The analysis may not jive with the Central Bank’s rather hopeful thinking. It moved Sunday to increase that qualifying rate to 5.44 per cent, up 20 bps, and not the 50 or more Bauer and others argue is needed to slow down homebuyers.
The new standard means a high-ratio borrower must now be able to cover a variable-rate mortgage at 5.44 per cent or a fixed one with a term anywhere from one to four years. For investors, already grappling with a minimum 20 per cent down payment requirement, the changes aren't likely to worsen or improve the situation.
While last month’s rate wars greatly increased the appeal of the the four-year fixed mortgage, most borrowers have once again returned to the longer-term product.

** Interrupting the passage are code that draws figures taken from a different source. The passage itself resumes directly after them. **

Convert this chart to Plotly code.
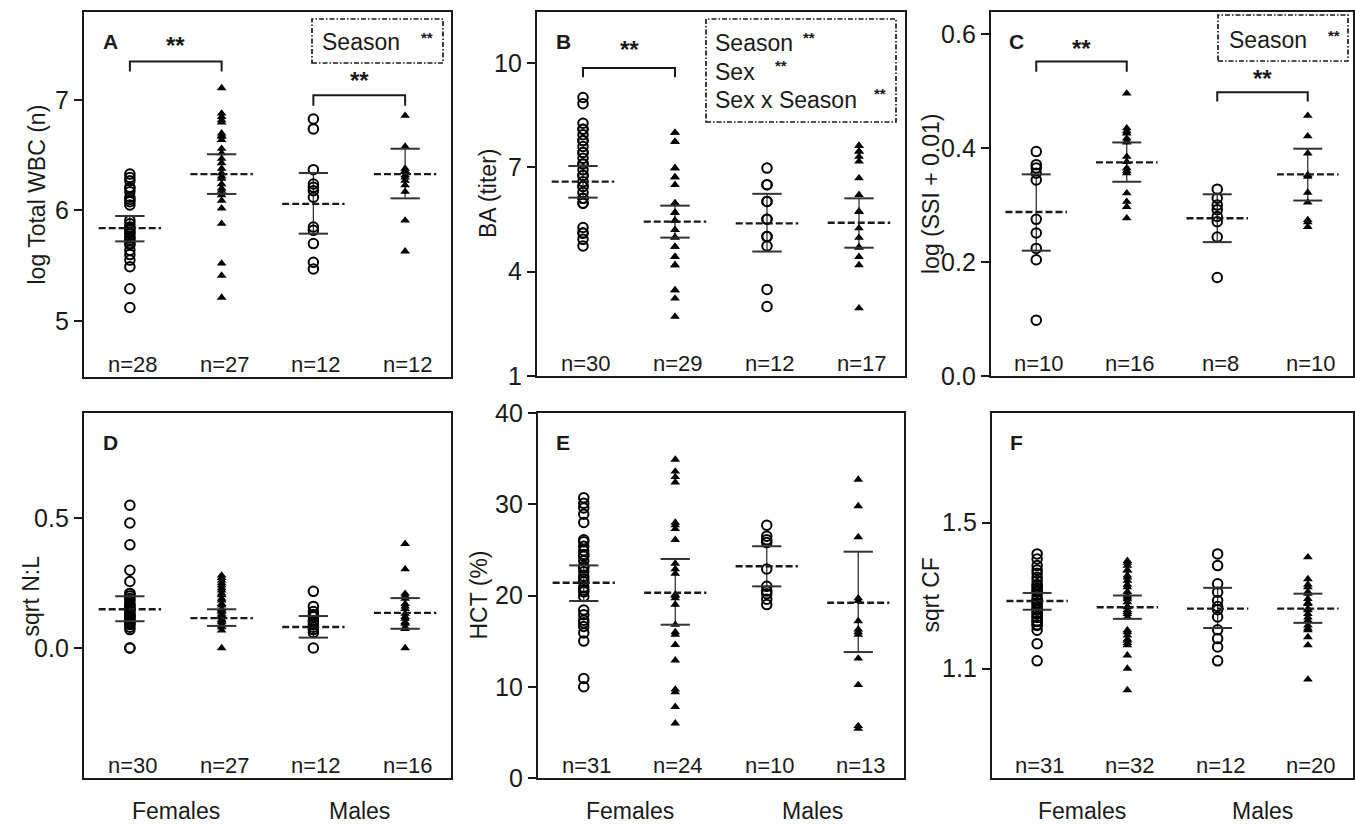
import plotly.graph_objects as go

W, H = 1355, 826
FONT = "Liberation Sans, Arial, sans-serif"
INK = "#1a1a1a"

# ---------------- data ----------------
cats = [1, 2, 3, 4]
sex_labels = ["Females", "Males"]
panel_letters = ["A", "B", "C", "D", "E", "F"]
y_titles = ["log Total WBC (n)", "BA (titer)", "log (SSI + 0.01)", "sqrt N:L", "HCT (%)", "sqrt CF"]

A_g1 = [6.33, 6.30, 6.27, 6.21, 6.20, 6.17, 6.12, 6.10, 6.08, 6.05, 5.91, 5.88, 5.85, 5.84, 5.82,
        5.80, 5.79, 5.76, 5.75, 5.73, 5.70, 5.69, 5.64, 5.60, 5.55, 5.49, 5.29, 5.12]
A_g2 = [7.11, 6.88, 6.85, 6.82, 6.80, 6.70, 6.68, 6.67, 6.64, 6.56, 6.52, 6.47, 6.43, 6.38, 6.34,
        6.31, 6.29, 6.24, 6.20, 6.18, 6.14, 6.09, 6.02, 5.88, 5.52, 5.41, 5.21]
A_g3 = [6.83, 6.74, 6.37, 6.24, 6.21, 6.18, 6.12, 5.85, 5.82, 5.70, 5.53, 5.47]
A_g4 = [6.86, 6.58, 6.38, 6.36, 6.35, 6.32, 6.30, 6.27, 6.23, 6.17, 5.91, 5.63]
A_mean = [5.84, 6.33, 6.06, 6.33]
A_lo = [5.72, 6.15, 5.79, 6.11]
A_hi = [5.95, 6.51, 6.34, 6.56]
A_n = [28, 27, 12, 12]

B_g1 = [9.01, 8.83, 8.27, 8.10, 8.10, 7.94, 7.77, 7.77, 7.60, 7.43, 7.43, 7.26, 7.10, 7.10, 6.93,
        6.77, 6.77, 6.59, 6.45, 6.45, 6.28, 6.11, 6.11, 5.97, 5.97, 5.27, 5.11, 5.11, 4.93, 4.74]
B_g2 = [8.00, 8.00, 7.74, 7.74, 6.98, 6.98, 6.72, 6.72, 6.50, 5.97, 5.97, 5.70, 5.70, 5.47, 5.47,
        5.20, 5.20, 4.99, 4.99, 4.72, 4.72, 4.43, 4.43, 4.19, 4.19, 3.47, 3.47, 3.23, 2.71]
B_g3 = [6.98, 6.50, 6.50, 6.02, 6.02, 5.51, 5.51, 5.01, 5.01, 4.74, 3.49, 3.00]
B_g4 = [7.62, 7.62, 7.46, 7.46, 7.31, 7.17, 6.69, 6.21, 5.73, 5.73, 5.25, 4.98, 4.70, 4.70, 4.43,
        4.19, 2.95]
B_mean = [6.59, 5.44, 5.39, 5.41]
B_lo = [6.13, 4.98, 4.58, 4.69]
B_hi = [7.04, 5.90, 6.24, 6.11]
B_n = [30, 29, 12, 17]

C_g1 = [0.394, 0.371, 0.365, 0.356, 0.344, 0.275, 0.251, 0.224, 0.204, 0.098]
C_g2 = [0.496, 0.435, 0.430, 0.426, 0.417, 0.412, 0.410, 0.385, 0.376, 0.365, 0.360, 0.356,
        0.321, 0.306, 0.297, 0.277]
C_g3 = [0.328, 0.312, 0.300, 0.292, 0.280, 0.271, 0.244, 0.173]
C_g4 = [0.457, 0.421, 0.391, 0.353, 0.350, 0.322, 0.305, 0.274, 0.270, 0.262]
C_mean = [0.288, 0.375, 0.277, 0.354]
C_lo = [0.220, 0.341, 0.235, 0.308]
C_hi = [0.354, 0.410, 0.319, 0.399]
C_n = [10, 16, 8, 10]

D_g1 = [0.549, 0.481, 0.397, 0.299, 0.256, 0.21, 0.209, 0.20, 0.19, 0.183, 0.17, 0.164, 0.16,
        0.15, 0.15, 0.145, 0.14, 0.13, 0.129, 0.12, 0.12, 0.113, 0.11, 0.10, 0.094, 0.09, 0.08,
        0.071, 0.0, 0.0]
D_g2 = [0.279, 0.27, 0.26, 0.25, 0.241, 0.23, 0.222, 0.21, 0.203, 0.19, 0.183, 0.17, 0.164, 0.15,
        0.145, 0.14, 0.13, 0.126, 0.12, 0.11, 0.106, 0.10, 0.09, 0.087, 0.08, 0.068, 0.0]
D_g3 = [0.218, 0.16, 0.14, 0.129, 0.12, 0.106, 0.10, 0.09, 0.08, 0.071, 0.06, 0.0]
D_g4 = [0.401, 0.303, 0.209, 0.20, 0.19, 0.17, 0.16, 0.151, 0.132, 0.12, 0.113, 0.10, 0.094,
        0.08, 0.074, 0.0]
D_mean = [0.149, 0.115, 0.081, 0.135]
D_lo = [0.103, 0.085, 0.040, 0.074]
D_hi = [0.199, 0.149, 0.123, 0.192]
D_n = [30, 27, 12, 16]

E_g1 = [30.7, 30.1, 29.6, 28.9, 28.0, 26.1, 25.9, 25.4, 24.9, 24.5, 24.3, 23.8, 23.2, 23.0, 22.6,
        22.1, 21.8, 21.5, 20.9, 20.6, 20.4, 19.9, 18.4, 17.9, 17.3, 17.0, 16.6, 15.9, 15.0, 10.9, 10.0]
E_g2 = [34.9, 33.6, 33.0, 32.4, 28.0, 27.7, 27.3, 26.1, 23.5, 22.9, 22.4, 20.1, 20.0, 19.7, 19.0,
        16.8, 16.0, 15.7, 14.6, 12.9, 9.7, 9.4, 7.8, 6.0]
E_g3 = [27.7, 26.5, 26.1, 25.8, 22.9, 21.0, 20.5, 20.2, 19.6, 19.0]
E_g4 = [32.7, 29.8, 26.4, 19.7, 19.4, 17.2, 16.3, 16.0, 15.7, 13.1, 10.2, 5.7, 5.4]
E_mean = [21.4, 20.3, 23.2, 19.2]
E_lo = [19.4, 16.8, 21.0, 13.8]
E_hi = [23.3, 24.0, 25.4, 24.8]
E_n = [31, 24, 10, 13]

F_g1 = [1.414, 1.40, 1.382, 1.37, 1.361, 1.35, 1.341, 1.33, 1.327, 1.32, 1.314, 1.31, 1.300, 1.29,
        1.288, 1.28, 1.277, 1.27, 1.264, 1.26, 1.252, 1.25, 1.241, 1.24, 1.229, 1.23, 1.218, 1.22,
        1.205, 1.168, 1.121]
F_g2 = [1.395, 1.39, 1.382, 1.37, 1.368, 1.355, 1.35, 1.341, 1.33, 1.323, 1.31, 1.309, 1.30, 1.295,
        1.29, 1.282, 1.27, 1.268, 1.26, 1.255, 1.25, 1.241, 1.205, 1.20, 1.191, 1.18, 1.177, 1.17,
        1.164, 1.136, 1.100, 1.041]
F_g3 = [1.414, 1.382, 1.332, 1.309, 1.286, 1.27, 1.261, 1.241, 1.206, 1.182, 1.159, 1.121]
F_g4 = [1.405, 1.345, 1.33, 1.323, 1.31, 1.305, 1.291, 1.28, 1.277, 1.264, 1.26, 1.25, 1.24, 1.232,
        1.218, 1.21, 1.205, 1.186, 1.164, 1.070]
F_mean = [1.285, 1.268, 1.264, 1.264]
F_lo = [1.261, 1.236, 1.211, 1.225]
F_hi = [1.307, 1.300, 1.321, 1.305]
F_n = [31, 32, 12, 20]

# y axis ticks
A_ticks = [5, 6, 7]
B_ticks = [1, 4, 7, 10]
C_ticks = [0.0, 0.2, 0.4, 0.6]
C_ticktext = ["0.0", "0.2", "0.4", "0.6"]
D_ticks = [0.0, 0.5]
D_ticktext = ["0.0", "0.5"]
E_ticks = [0, 10, 20, 30, 40]
F_ticks = [1.1, 1.5]

# significance brackets: (panel, from cat, to cat, bar y, drop y, star y)
brackets = [
    (0, 1, 2, 7.35, 7.26, 7.50),
    (0, 3, 4, 7.045, 6.95, 7.18),
    (1, 1, 2, 9.86, 9.59, 10.38),
    (2, 1, 2, 0.552, 0.534, 0.575),
    (2, 3, 4, 0.498, 0.482, 0.523),
]

# ---------------- layout geometry (pixels) ----------------
panels = [
    dict(groups=[A_g1, A_g2, A_g3, A_g4], mean=A_mean, lo=A_lo, hi=A_hi, n=A_n,
         yr=[4.49, 7.80], tv=A_ticks, tt=[str(v) for v in A_ticks], box=(84, 451, 12, 377), tx=37),
    dict(groups=[B_g1, B_g2, B_g3, B_g4], mean=B_mean, lo=B_lo, hi=B_hi, n=B_n,
         yr=[1, 11.47], tv=B_ticks, tt=[str(v) for v in B_ticks], box=(537, 905, 12, 376), tx=488),
    dict(groups=[C_g1, C_g2, C_g3, C_g4], mean=C_mean, lo=C_lo, hi=C_hi, n=C_n,
         yr=[0, 0.639], tv=C_ticks, tt=C_ticktext, box=(991, 1353, 12, 376), tx=931),
    dict(groups=[D_g1, D_g2, D_g3, D_g4], mean=D_mean, lo=D_lo, hi=D_hi, n=D_n,
         yr=[-0.5, 0.904], tv=D_ticks, tt=D_ticktext, box=(84, 451, 413, 778), tx=30),
    dict(groups=[E_g1, E_g2, E_g3, E_g4], mean=E_mean, lo=E_lo, hi=E_hi, n=E_n,
         yr=[0, 40], tv=E_ticks, tt=[str(v) for v in E_ticks], box=(538, 904, 413, 778), tx=478),
    dict(groups=[F_g1, F_g2, F_g3, F_g4], mean=F_mean, lo=F_lo, hi=F_hi, n=F_n,
         yr=[0.8, 1.8], tv=F_ticks, tt=["1.1", "1.5"], box=(992, 1353, 413, 778), tx=930),
]

fig = go.Figure()
layout = dict(width=W, height=H, margin=dict(l=0, r=0, t=0, b=0, pad=0, autoexpand=False),
              paper_bgcolor="white", plot_bgcolor="white", showlegend=False,
              font=dict(family=FONT, color=INK))
annotations = []
shapes = []

MEAN_HW = 0.34
CI_HW = 0.16

for i, p in enumerate(panels):
    k = "" if i == 0 else str(i + 1)
    xa, ya = "x" + k, "y" + k
    x0, x1, y0, y1 = p["box"]
    layout["xaxis" + k] = dict(domain=[x0 / W, x1 / W], anchor=ya, range=[0.5, 4.5],
                               showline=True, mirror=True, linecolor=INK, linewidth=2.4,
                               showgrid=False, zeroline=False, showticklabels=False, ticks="",
                               automargin=False, fixedrange=True)
    layout["yaxis" + k] = dict(domain=[1 - y1 / H, 1 - y0 / H], anchor=xa, range=p["yr"],
                               showline=True, mirror=True, linecolor=INK, linewidth=2.4,
                               showgrid=False, zeroline=False, ticks="outside", ticklen=8,
                               tickwidth=2, tickcolor=INK, tickvals=p["tv"], ticktext=p["tt"],
                               tickfont=dict(size=25, family=FONT, color=INK),
                               automargin=False, fixedrange=True)
    for g, vals in enumerate(p["groups"]):
        c = cats[g]
        if g % 2 == 0:
            mk = dict(symbol="circle-open", size=9.5, color="black", line=dict(width=2, color="black"))
        else:
            mk = dict(symbol="triangle-up", size=8.5, color="black", line=dict(width=0))
        fig.add_trace(go.Scatter(x=[c, c], y=[p["lo"][g], p["hi"][g]], xaxis=xa, yaxis=ya,
                                 mode="lines", line=dict(color="#333", width=1.3), hoverinfo="skip"))
        fig.add_trace(go.Scatter(x=[c] * len(vals), y=vals, xaxis=xa, yaxis=ya, mode="markers",
                                 marker=mk, hoverinfo="y"))
        fig.add_trace(go.Scatter(x=[c - MEAN_HW, c + MEAN_HW], y=[p["mean"][g]] * 2, xaxis=xa, yaxis=ya,
                                 mode="lines", line=dict(color=INK, width=2.4, dash="7px,3px"),
                                 hoverinfo="skip"))
        for v in (p["lo"][g], p["hi"][g]):
            fig.add_trace(go.Scatter(x=[c - CI_HW, c + CI_HW], y=[v, v], xaxis=xa, yaxis=ya,
                                     mode="lines", line=dict(color="#333", width=2), hoverinfo="skip"))
        annotations.append(dict(x=c, xref=xa, y=0.033, yref=ya + " domain", xshift=3,
                                text="n=%d" % p["n"][g], showarrow=False,
                                font=dict(size=22, family=FONT, color=INK),
                                xanchor="center", yanchor="middle"))
    annotations.append(dict(x=0.045, xref=xa + " domain", y=0.92, yref=ya + " domain",
                            text="<b>%s</b>" % panel_letters[i], showarrow=False,
                            font=dict(size=21, family=FONT, color=INK), xanchor="left", yanchor="middle"))
    annotations.append(dict(x=p["tx"] / W, xref="paper", y=1 - (y0 + y1) / 2 / H, yref="paper",
                            text=y_titles[i], textangle=-90, showarrow=False,
                            font=dict(size=23, family=FONT, color=INK), xanchor="center", yanchor="middle"))

for (pi, c0, c1, yb, yd, ys) in brackets:
    k = "" if pi == 0 else str(pi + 1)
    fig.add_trace(go.Scatter(x=[c0, c0, c1, c1], y=[yd, yb, yb, yd], xaxis="x" + k, yaxis="y" + k,
                             mode="lines", line=dict(color=INK, width=2), hoverinfo="skip"))
    annotations.append(dict(x=(c0 + c1) / 2, xref="x" + k, y=ys, yref="y" + k, text="<b>**</b>",
                            showarrow=False, font=dict(size=24, family=FONT, color=INK),
                            xanchor="center", yanchor="middle"))

boxes = [(312, 443, 19, 63), (706, 896, 19, 122), (1218, 1348, 15, 61)]
for (bx0, bx1, by0, by1) in boxes:
    shapes.append(dict(type="rect", xref="paper", yref="paper", x0=bx0 / W, x1=bx1 / W,
                       y0=1 - by1 / H, y1=1 - by0 / H,
                       line=dict(color=INK, width=1.7, dash="5px,2px,1.5px,2px")))

box_texts = [
    (320, 42, "Season", 419, 37),
    (713, 43, "Season", 801, 37),
    (713, 72, "Sex", 773, 66),
    (713, 100, "Sex x Season", 872, 94),
    (1227, 40, "Season", 1326, 35),
]
for (tx, ty, txt, sx, sy) in box_texts:
    annotations.append(dict(x=tx / W, xref="paper", y=1 - ty / H, yref="paper", text=txt,
                            showarrow=False, font=dict(size=23, family=FONT, color=INK),
                            xanchor="left", yanchor="middle"))
    annotations.append(dict(x=sx / W, xref="paper", y=1 - sy / H, yref="paper", text="<b>**</b>",
                            showarrow=False, font=dict(size=15, family=FONT, color=INK),
                            xanchor="left", yanchor="middle"))

for ax in ["x4", "x5", "x6"]:
    for j, lab in enumerate(sex_labels):
        annotations.append(dict(x=1.5 + 2 * j, xref=ax, y=1 - 811 / H, yref="paper", text=lab,
                                showarrow=False, font=dict(size=23, family=FONT, color=INK),
                                xanchor="center", yanchor="middle"))

layout["annotations"] = annotations
layout["shapes"] = shapes
fig.update_layout(**layout)
fig.write_html("out.html", config={"displayModeBar": False},
               post_script="document.body.style.margin='0px';document.body.style.overflow='hidden';")
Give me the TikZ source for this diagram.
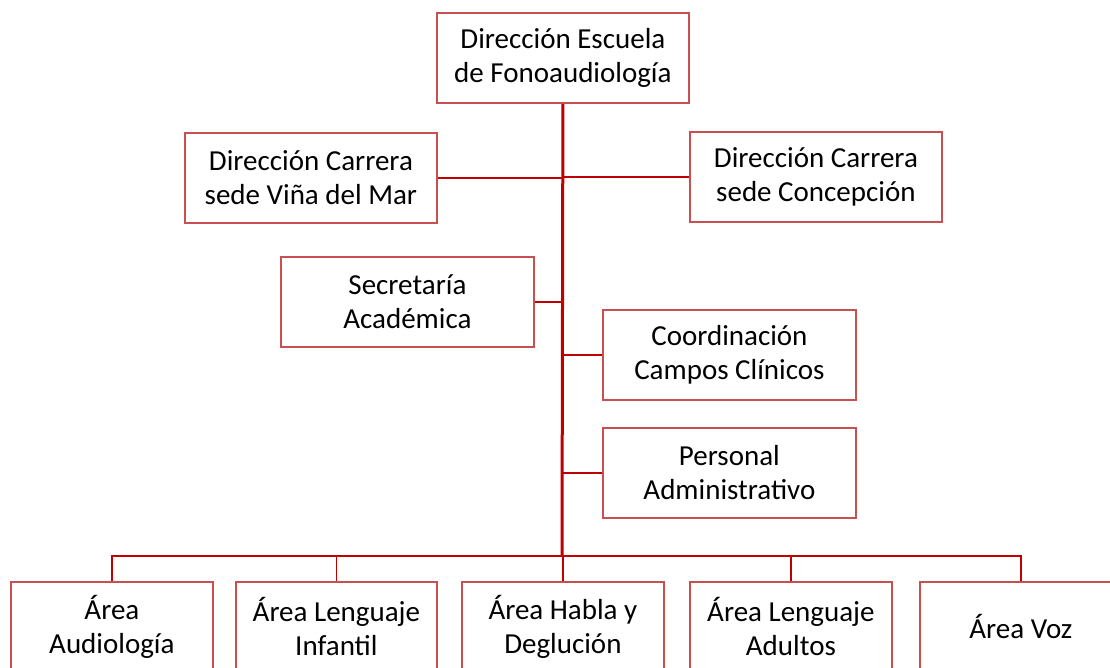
\documentclass[tikz,border=0pt]{standalone}
\usepackage{fontspec}
\setmainfont{Carlito}
\definecolor{boxred}{RGB}{200,80,80}
\definecolor{linered}{RGB}{192,0,0}
\begin{document}
\begin{tikzpicture}[x=1pt,y=-1pt,
  orgbox/.style={draw=boxred,line width=1.8pt,fill=white,align=center,
    font=\fontsize{29}{34}\selectfont,inner sep=0pt,anchor=north west},
  conn/.style={draw=linered,line width=1.8pt},
  trunk/.style={draw=linered,line width=3pt}]
\useasboundingbox (0,0) rectangle (1110,667);
\clip (0,0) rectangle (1110,667);
\fill[white] (0,0) rectangle (1110,667);
\node[orgbox,minimum width=252pt,minimum height=90pt] (dir) at (436,12) {Dirección Escuela\\de Fonoaudiología};
\node[orgbox,minimum width=252pt,minimum height=90pt] (vina) at (184,132) {Dirección Carrera\\sede Viña del Mar};
\node[orgbox,minimum width=252pt,minimum height=90pt] (conc) at (689,131) {Dirección Carrera\\sede Concepción};
\node[orgbox,minimum width=253pt,minimum height=90pt] (sec) at (280,256) {Secretaría\\Académica};
\node[orgbox,minimum width=253pt,minimum height=90pt] (coord) at (602,309) {Coordinación\\Campos Clínicos};
\node[orgbox,minimum width=253pt,minimum height=90pt] (pers) at (602,427) {Personal\\Administrativo};
\node[orgbox,minimum width=202pt,minimum height=90pt] (a1) at (10,581) {Área\\Audiología};
\node[orgbox,minimum width=201pt,minimum height=90pt] (a2) at (235,581) {Área Lenguaje\\Infantil};
\node[orgbox,minimum width=202pt,minimum height=90pt] (a3) at (461,581) {Área Habla y\\Deglución};
\node[orgbox,minimum width=202pt,minimum height=90pt] (a4) at (689,581) {Área Lenguaje\\Adultos};
\node[orgbox,minimum width=202pt,minimum height=90pt] (a5) at (919,581) {Área Voz};
\coordinate (bus) at (562,556);
\coordinate (bl) at (a1.north |- bus);
\coordinate (br) at (a5.north |- bus);
\draw[trunk] (dir.south) -- (bus);
\draw[conn] (vina.east) -- (vina.east -| dir.south);
\draw[conn] (conc.west) -- (conc.west -| dir.south);
\draw[conn] (sec.east) -- (sec.east -| dir.south);
\draw[conn] (coord.west) -- (coord.west -| dir.south);
\draw[conn] (pers.west) -- (pers.west -| dir.south);
\draw[conn] (a1.north) -- (bl) -- (br) -- (a5.north);
\draw[conn] (a2.north) -- (a2.north |- bus);
\draw[conn] (a3.north) -- (a3.north |- bus);
\draw[conn] (a4.north) -- (a4.north |- bus);
\end{tikzpicture}
\end{document}
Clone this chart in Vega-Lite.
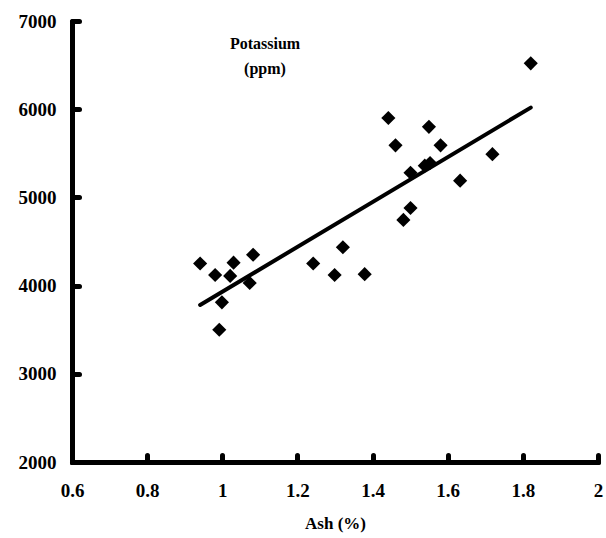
{
  "$schema": "https://vega.github.io/schema/vega-lite/v6.json",
  "autosize": "none",
  "width": 526,
  "height": 441,
  "padding": {"left": 72, "top": 21, "right": 8, "bottom": 76},
  "background": "white",
  "config": {
    "view": {"stroke": null},
    "font": "Liberation Serif",
    "axis": {
      "grid": false,
      "domainColor": "black",
      "domainWidth": 5,
      "domainCap": "round",
      "tickColor": "black",
      "tickWidth": 5,
      "tickCap": "round",
      "tickSize": -7,
      "labelFont": "Liberation Serif",
      "labelFontWeight": "bold",
      "labelFontSize": 19,
      "labelColor": "black",
      "titleFont": "Liberation Serif",
      "titleFontWeight": "bold",
      "titleFontSize": 17,
      "titleColor": "black"
    }
  },
  "title": {
    "text": ["Potassium", "(ppm)"],
    "font": "Liberation Serif",
    "fontWeight": "bold",
    "fontSize": 16,
    "lineHeight": 25,
    "color": "black",
    "anchor": "middle",
    "dx": -70,
    "dy": 65,
    "offset": 0
  },
  "datasets": {
    "pts": [
      {"ash": 0.941, "k": 4250},
      {"ash": 0.981, "k": 4120},
      {"ash": 1.03, "k": 4260},
      {"ash": 1.021, "k": 4110},
      {"ash": 1.082, "k": 4350},
      {"ash": 1.073, "k": 4030},
      {"ash": 0.999, "k": 3810},
      {"ash": 0.992, "k": 3500},
      {"ash": 1.242, "k": 4250},
      {"ash": 1.299, "k": 4120},
      {"ash": 1.321, "k": 4435},
      {"ash": 1.379, "k": 4130},
      {"ash": 1.442, "k": 5900},
      {"ash": 1.461, "k": 5590},
      {"ash": 1.55, "k": 5800},
      {"ash": 1.581, "k": 5590},
      {"ash": 1.501, "k": 5280},
      {"ash": 1.539, "k": 5360},
      {"ash": 1.553, "k": 5390},
      {"ash": 1.501, "k": 4880},
      {"ash": 1.482, "k": 4745},
      {"ash": 1.633, "k": 5190},
      {"ash": 1.719, "k": 5490},
      {"ash": 1.821, "k": 6520}
    ],
    "fit": [
      {"ash": 0.941, "k": 3780},
      {"ash": 1.821, "k": 6018}
    ]
  },
  "layer": [
    {
      "data": {"name": "fit"},
      "mark": {"type": "line", "color": "black", "strokeWidth": 4, "strokeCap": "round"},
      "encoding": {
        "x": {"field": "ash", "type": "quantitative", "scale": {"domain": [0.6, 2], "nice": false, "zero": false},
          "axis": {"title": "Ash (%)", "format": "~g", "values": [0.6, 0.8, 1, 1.2, 1.4, 1.6, 1.8, 2], "labelPadding": 26, "titlePadding": 15, "labelFlush": false}},
        "y": {"field": "k", "type": "quantitative", "scale": {"domain": [2000, 7000], "nice": false, "zero": false},
          "axis": {"title": null, "format": "d", "values": [2000, 3000, 4000, 5000, 6000, 7000], "labelPadding": 23, "labelFlush": false}}
      }
    },
    {
      "data": {"name": "pts"},
      "mark": {"type": "point", "shape": "diamond", "filled": true, "color": "black", "size": 200, "opacity": 1},
      "encoding": {
        "x": {"field": "ash", "type": "quantitative"},
        "y": {"field": "k", "type": "quantitative"}
      }
    }
  ]
}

“The rate increase doesn’t mean much because borrowers are largely focused on fixed mortgages and the rates on a five-year fixed are so low that they’re going there and they’re not affected by the new qualifying rate,” said Invis mortgage agent Brad Compton. “I don’t see the new qualifying rate having much affect.”
That ultimately may work against mortgage professionals if the BoC or the government feels the need to reach for a stronger tool to slow the growth in household debt, now near historic levels.
Analysts are suggesting the Central Bank will move as early as June to increase its benchmark rate, while Finance Minister Jim Flaherty says the federal government is prepared to tighten mortgage insurance rules if consumer spending continues to rise.